Arsenaliser l’espace accroitrait fortement l’insécurité partout dans l’espace en raison de l’éruption de tests et de déploiement d’ASAT qui s’ensuivraient certainement.
LE CONTRÔLE DES ARMEMENTS DEVIENT BIEN PLUS ATTRACTIF
LORSQUE L’ARME EN QUESTION EST EXTRÊMEMENT COÛTEUSE.
La sécurité des biens situés dans l’espace est subordonnée en fin de compte aux normes et aux instruments politiques et juridiques qui servent à contraindre les deux formes de militarisation, ce qui explique pourquoi la non-militarisation de l’espace est un objectif international largement soutenu depuis Spoutnik.
Le Traité sur l’espace extra-atmosphérique de 1967 interdit le déploiement d’armes nucléaires dans l’espace. Ce traité et le Comité des utilisations pacifiques de l’espace extra-atmosphérique de l’Organisation des Nations Unies énoncent les principes destinés à préserver l’espace à des fins exclusivement pacifiques.
Le moins qu’on puisse dire, c’est que compte tenu du peu de désir de contrôler les armements, ces sentiments admirables ne sont pas sur le point d’être transformés en traités contraignants. Mais il est encore possible de fixer des normes et d’encourager des pratiques sûres.

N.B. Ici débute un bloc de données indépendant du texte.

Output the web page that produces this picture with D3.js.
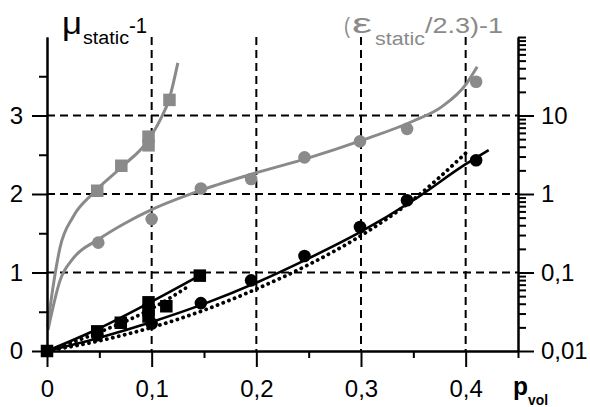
<!DOCTYPE html>
<html>
<head>
<meta charset="utf-8">
<script src="https://cdn.jsdelivr.net/npm/d3@7"></script>
<style>
  html, body { margin: 0; padding: 0; background: #fff; }
  svg { display: block; }
  text { font-family: "Liberation Sans", Arial, sans-serif; }
</style>
</head>
<body>
<svg id="chart" width="590" height="407"></svg>
<script>
// ---------- data ----------
const xMajorTicks = [0, 0.1, 0.2, 0.3, 0.4];
const xTickLabels = ["0", "0,1", "0,2", "0,3", "0,4"];
const xMinorTicks = [0.05, 0.15, 0.25, 0.35, 0.45];
const leftMajorTicks = [0, 1, 2, 3];
const leftTickLabels = ["0", "1", "2", "3"];
const leftMinorTicks = [0.5, 1.5, 2.5, 3.5];
const rightMajorTicks = [0.01, 0.1, 1, 10];
const rightTickLabels = ["0,01", "0,1", "1", "10"];
const rightMinorTicks = [0.02,0.03,0.04,0.05,0.06,0.07,0.08,0.09,
                         0.2,0.3,0.4,0.5,0.6,0.7,0.8,0.9,
                         2,3,4,5,6,7,8,9,
                         20,30,40,50,60,70,80,90,100];
const hGrid = [1, 2, 3];
const vGrid = [0.1, 0.2, 0.3, 0.4];

// gray series (right log axis): (eps_static/2.3)-1
const graySqX = [0.048, 0.071, 0.097, 0.097, 0.117];
const graySqY = [1.10, 2.29, 5.37, 4.17, 15.8];
const graySqCurveX = [0.0005, 0.003, 0.0125, 0.025, 0.044, 0.071, 0.097, 0.108, 0.117, 0.125];
const graySqCurveY = [0.0204, 0.0363, 0.209, 0.513, 1.02, 2.19, 4.9, 8.71, 16.6, 46.8];
const grayCiX = [0.049, 0.1, 0.147, 0.195, 0.246, 0.299, 0.344, 0.41];
const grayCiY = [0.240, 0.479, 1.175, 1.55, 2.93, 4.68, 6.76, 26.9];
const grayCiCurveX = [0.001, 0.0125, 0.025, 0.049, 0.075, 0.1, 0.15, 0.2, 0.25, 0.3, 0.35, 0.377, 0.401, 0.411];
const grayCiCurveY = [0.0186, 0.0794, 0.151, 0.263, 0.427, 0.631, 1.148, 1.862, 2.884, 4.786, 8.511, 12.88, 25.7, 41.7];

// black series (left linear axis): mu_static-1
const blackSqX = [0, 0.048, 0.0705, 0.097, 0.097, 0.097, 0.114, 0.146];
const blackSqY = [0, 0.25, 0.36, 0.62, 0.52, 0.44, 0.57, 0.96];
const blackSqFitX = [0, 0.05, 0.1, 0.147];
const blackSqFitY = [0, 0.29, 0.63, 0.97];
const blackSqDotX = [0, 0.05, 0.1, 0.137];
const blackSqDotY = [0, 0.24, 0.54, 0.84];
const blackCiX = [0.048, 0.1, 0.147, 0.195, 0.246, 0.299, 0.344, 0.41];
const blackCiY = [0.20, 0.35, 0.61, 0.90, 1.21, 1.58, 1.92, 2.43];
const blackCiFitX = [0, 0.05, 0.1, 0.15, 0.2, 0.25, 0.3, 0.35, 0.4, 0.422];
const blackCiFitY = [0, 0.17, 0.37, 0.60, 0.87, 1.18, 1.52, 1.92, 2.38, 2.56];
const blackCiDotX = [0, 0.05, 0.1, 0.15, 0.2, 0.25, 0.3, 0.35, 0.4];
const blackCiDotY = [0, 0.13, 0.30, 0.52, 0.79, 1.10, 1.47, 1.93, 2.52];

// ---------- scales ----------
const GRAY = "#8a8a8a";
const x = d3.scaleLinear().domain([0, 0.45]).range([47, 518]);
const yL = d3.scaleLinear().domain([0, 4]).range([351, 37]);
const yR = d3.scaleLog().domain([0.01, 100]).range([351, 37]);

const svg = d3.select("#chart");
svg.append("rect").attr("width", 590).attr("height", 407).attr("fill", "#fff");

// ---------- grid ----------
const grid = svg.append("g").attr("stroke", "#000").attr("stroke-width", 2)
  .attr("stroke-dasharray", "8,5").attr("fill", "none");
grid.selectAll("line.h").data(hGrid).join("line").attr("class", "h")
  .attr("x1", x(0)).attr("x2", x(0.45)).attr("y1", d => yL(d)).attr("y2", d => yL(d));
grid.selectAll("line.v").data(vGrid).join("line").attr("class", "v")
  .attr("x1", d => x(d)).attr("x2", d => x(d)).attr("y1", yL(4)).attr("y2", yL(0));

// ---------- curves ----------
const zip = (xs, ys) => xs.map((v, i) => [v, ys[i]]);
const lineR = d3.line().x(d => x(d[0])).y(d => yR(d[1])).curve(d3.curveMonotoneX);
const lineL = d3.line().x(d => x(d[0])).y(d => yL(d[1])).curve(d3.curveMonotoneX);

svg.append("path").attr("d", lineR(zip(graySqCurveX, graySqCurveY)))
  .attr("fill", "none").attr("stroke", GRAY).attr("stroke-width", 3);
svg.append("path").attr("d", lineR(zip(grayCiCurveX, grayCiCurveY)))
  .attr("fill", "none").attr("stroke", GRAY).attr("stroke-width", 3);

svg.append("path").attr("d", lineL(zip(blackSqFitX, blackSqFitY)))
  .attr("fill", "none").attr("stroke", "#000").attr("stroke-width", 2.6);
svg.append("path").attr("d", lineL(zip(blackCiFitX, blackCiFitY)))
  .attr("fill", "none").attr("stroke", "#000").attr("stroke-width", 2.6);
svg.append("path").attr("d", lineL(zip(blackSqDotX, blackSqDotY)))
  .attr("fill", "none").attr("stroke", "#000").attr("stroke-width", 3.8)
  .attr("stroke-linecap", "round").attr("stroke-dasharray", "0.1,6");
svg.append("path").attr("d", lineL(zip(blackCiDotX, blackCiDotY)))
  .attr("fill", "none").attr("stroke", "#000").attr("stroke-width", 3.8)
  .attr("stroke-linecap", "round").attr("stroke-dasharray", "0.1,6");

// ---------- markers ----------
const SQ = 12.5, R = 6.3;
svg.append("g").selectAll("rect").data(zip(graySqX, graySqY)).join("rect")
  .attr("x", d => x(d[0]) - SQ / 2).attr("y", d => yR(d[1]) - SQ / 2)
  .attr("width", SQ).attr("height", SQ).attr("fill", GRAY);
svg.append("g").selectAll("circle").data(zip(grayCiX, grayCiY)).join("circle")
  .attr("cx", d => x(d[0])).attr("cy", d => yR(d[1])).attr("r", R).attr("fill", GRAY);
svg.append("g").selectAll("rect").data(zip(blackSqX, blackSqY)).join("rect")
  .attr("x", d => x(d[0]) - SQ / 2).attr("y", d => yL(d[1]) - SQ / 2)
  .attr("width", SQ).attr("height", SQ).attr("fill", "#000");
svg.append("g").selectAll("circle").data(zip(blackCiX, blackCiY)).join("circle")
  .attr("cx", d => x(d[0])).attr("cy", d => yL(d[1])).attr("r", R).attr("fill", "#000");

// ---------- axes ----------
function styleAxis(g) {
  g.selectAll("path.domain").attr("stroke", "#000").attr("stroke-width", 2);
  g.selectAll(".tick line").attr("stroke", "#000").attr("stroke-width", 2);
  g.selectAll(".tick text").attr("fill", "#000").attr("font-size", 24)
    .attr("font-family", '"Liberation Sans", Arial, sans-serif');
}
// x axis
svg.append("g").attr("transform", `translate(0,${yL(0)})`)
  .call(d3.axisBottom(x).tickValues(xMinorTicks).tickSize(7).tickSizeOuter(0).tickFormat(""))
  .call(styleAxis);
svg.append("g").attr("transform", `translate(0,${yL(0)})`)
  .call(d3.axisBottom(x).tickValues(xMajorTicks).tickSize(16).tickSizeOuter(0)
    .tickPadding(13).tickFormat((d, i) => xTickLabels[i]))
  .call(styleAxis);
// left axis
svg.append("g").attr("transform", `translate(${x(0)},0)`)
  .call(d3.axisLeft(yL).tickValues(leftMinorTicks).tickSize(8).tickSizeOuter(0).tickFormat(""))
  .call(styleAxis);
svg.append("g").attr("transform", `translate(${x(0)},0)`)
  .call(d3.axisLeft(yL).tickValues(leftMajorTicks).tickSize(15).tickSizeOuter(0)
    .tickPadding(9).tickFormat((d, i) => leftTickLabels[i]))
  .call(styleAxis);
// right axis
svg.append("g").attr("transform", `translate(${x(0.45)},0)`)
  .call(d3.axisRight(yR).tickValues(rightMinorTicks).tickSize(8).tickSizeOuter(0).tickFormat(""))
  .call(styleAxis);
svg.append("g").attr("transform", `translate(${x(0.45)},0)`)
  .call(d3.axisRight(yR).tickValues(rightMajorTicks).tickSize(16).tickSizeOuter(0)
    .tickPadding(7).tickFormat((d, i) => rightTickLabels[i]))
  .call(styleAxis);

// ---------- titles ----------
function piece(txt, px, py, size, w, fill, weight) {
  const t = svg.append("text").attr("x", px).attr("y", py).attr("font-size", size)
    .attr("fill", fill).text(txt);
  if (weight) t.attr("font-weight", weight);
  if (w) t.attr("textLength", w).attr("lengthAdjust", "spacingAndGlyphs");
  return t;
}
piece("μ", 62, 34, 32, 20, "#000");
piece("static", 83, 44, 18, 46, "#000");
piece("-1", 129, 33, 22, 18, "#000");

piece("(", 344, 33, 22, 6, GRAY);
piece("ε", 352, 33, 28, 20, GRAY);
piece("static", 375, 45, 18, 50, GRAY);
piece("/2.3)-1", 425, 33, 22, 78, GRAY);

piece("p", 513, 395, 25, 15, "#000", "bold");
piece("vol", 528, 405, 15, 20, "#000", "bold");
</script>
</body>
</html>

Par exemple, on devrait convaincre les États qui ont toujours l’intention d’effectuer des tests d’ASAT d’éviter les frappes directes sur des cibles solides dans l’espace, car cela conduirait au rajout de débris dangereux en orbite.

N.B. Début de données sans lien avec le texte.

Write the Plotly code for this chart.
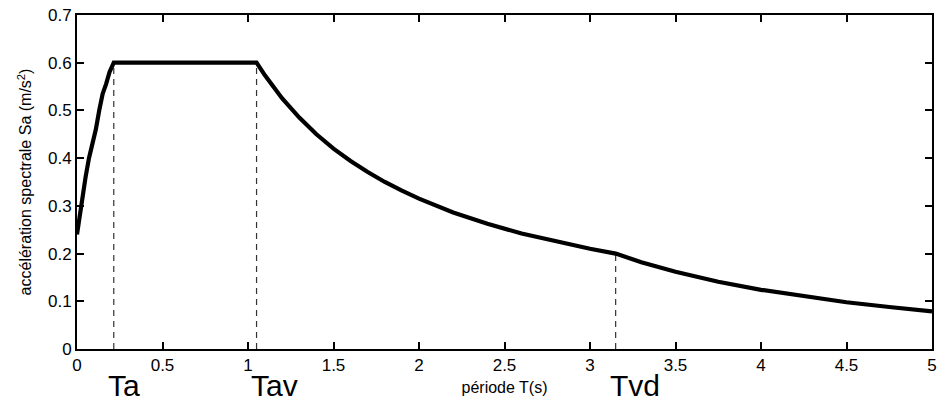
import plotly.graph_objects as go

# Spectre de réponse : période T (s) et accélération spectrale Sa (m/s²)
periode = [0.0, 0.02, 0.035, 0.05, 0.07, 0.09, 0.11, 0.13, 0.15, 0.17, 0.19, 0.215,
           0.4, 0.6, 0.8, 1.0, 1.05,
           1.1, 1.2, 1.3, 1.4, 1.5, 1.6, 1.7, 1.8, 1.9, 2.0, 2.2, 2.4, 2.6, 2.8, 3.0, 3.15,
           3.3, 3.5, 3.75, 4.0, 4.25, 4.5, 4.75, 5.0]
sa = [0.24, 0.29, 0.335, 0.36, 0.40, 0.43, 0.46, 0.50, 0.535, 0.555, 0.58, 0.60,
      0.60, 0.60, 0.60, 0.60, 0.60,
      0.573, 0.525, 0.485, 0.45, 0.42, 0.394, 0.371, 0.35, 0.332, 0.315, 0.286, 0.2625,
      0.242, 0.225, 0.21, 0.20,
      0.182, 0.162, 0.141, 0.124, 0.11, 0.098, 0.088, 0.079]

# Périodes caractéristiques
coins_noms = ["Ta", "Tav", "Tvd"]
coins_T = [0.215, 1.05, 3.15]
coins_sa = [0.60, 0.60, 0.20]

x_ticks = [0, 0.5, 1, 1.5, 2, 2.5, 3, 3.5, 4, 4.5, 5]
x_ticktext = ["0", "0.5", "1", "1.5", "2", "2.5", "3", "3.5", "4", "4.5", "5"]
y_ticks = [0, 0.1, 0.2, 0.3, 0.4, 0.5, 0.6, 0.7]
y_ticktext = ["0", "0.1", "0.2", "0.3", "0.4", "0.5", "0.6", "0.7"]

FONT = "Liberation Sans, Arial, sans-serif"

fig = go.Figure()

# dashed vertical markers
for t, s in zip(coins_T, coins_sa):
    fig.add_trace(go.Scatter(x=[t, t], y=[0, s], mode="lines",
                             line=dict(color="#333333", width=1.2, dash="6px,5px"),
                             showlegend=False, hoverinfo="skip"))

fig.add_trace(go.Scatter(x=periode, y=sa, mode="lines",
                         line=dict(color="black", width=4.2),
                         showlegend=False))

for name, t in zip(coins_noms, coins_T):
    fig.add_annotation(x=t, y=0, xref="x", yref="paper", text=name,
                       showarrow=False, xanchor="left", yanchor="top",
                       xshift=-8, yshift=-18,
                       font=dict(family=FONT, size=30, color="black"))

axis_common = dict(ticks="inside", ticklen=7, tickwidth=1.8, tickcolor="black",
                   showline=True, linecolor="black", linewidth=1.8, mirror="allticks",
                   showgrid=False, zeroline=False)

fig.update_layout(
    width=943, height=403,
    margin=dict(l=77, r=6, t=13, b=54),
    paper_bgcolor="white", plot_bgcolor="white",
    font=dict(family=FONT, size=17, color="black"),
    xaxis=dict(range=[0, 5], tickvals=x_ticks, ticktext=x_ticktext,
               title=dict(text="période T(s)", standoff=8,
                          font=dict(family=FONT, size=16)),
               **axis_common),
    yaxis=dict(range=[0, 0.7], tickvals=y_ticks, ticktext=y_ticktext,
               title=dict(text="accélération spectrale Sa (m/s<sup>2</sup>)", standoff=12,
                          font=dict(family=FONT, size=16)),
               **axis_common),
)

fig.write_html("out.html")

Cependant, cela ne suffirait pas pour prévenir la militarisation de l’espace. Il faudrait mettre un terme au développement d’armes destinées à l’espace et mettre en veille le désir de faire sortir les armes basées dans l’espace de la science-fiction pour les rajouter aux arsenaux militaires réels. Même dans le climat politique actuel, le contrôle des armements devient bien plus attractif lorsque l’arme en question est extrêmement couteuse, qu’elle n’a pas été testée et qu’elle est très vulnérable aux contrattaques. Et cela décrit assez bien les armes basées dans l’espace.
Il existe une autre condition favorable au contrôle des armements. Ni l’une, ni l’autre des formes de militarisation de l’espace n’est encore largement pratiquée, alors il est encore temps de décider de ne pas emprunter cette voie périlleuse.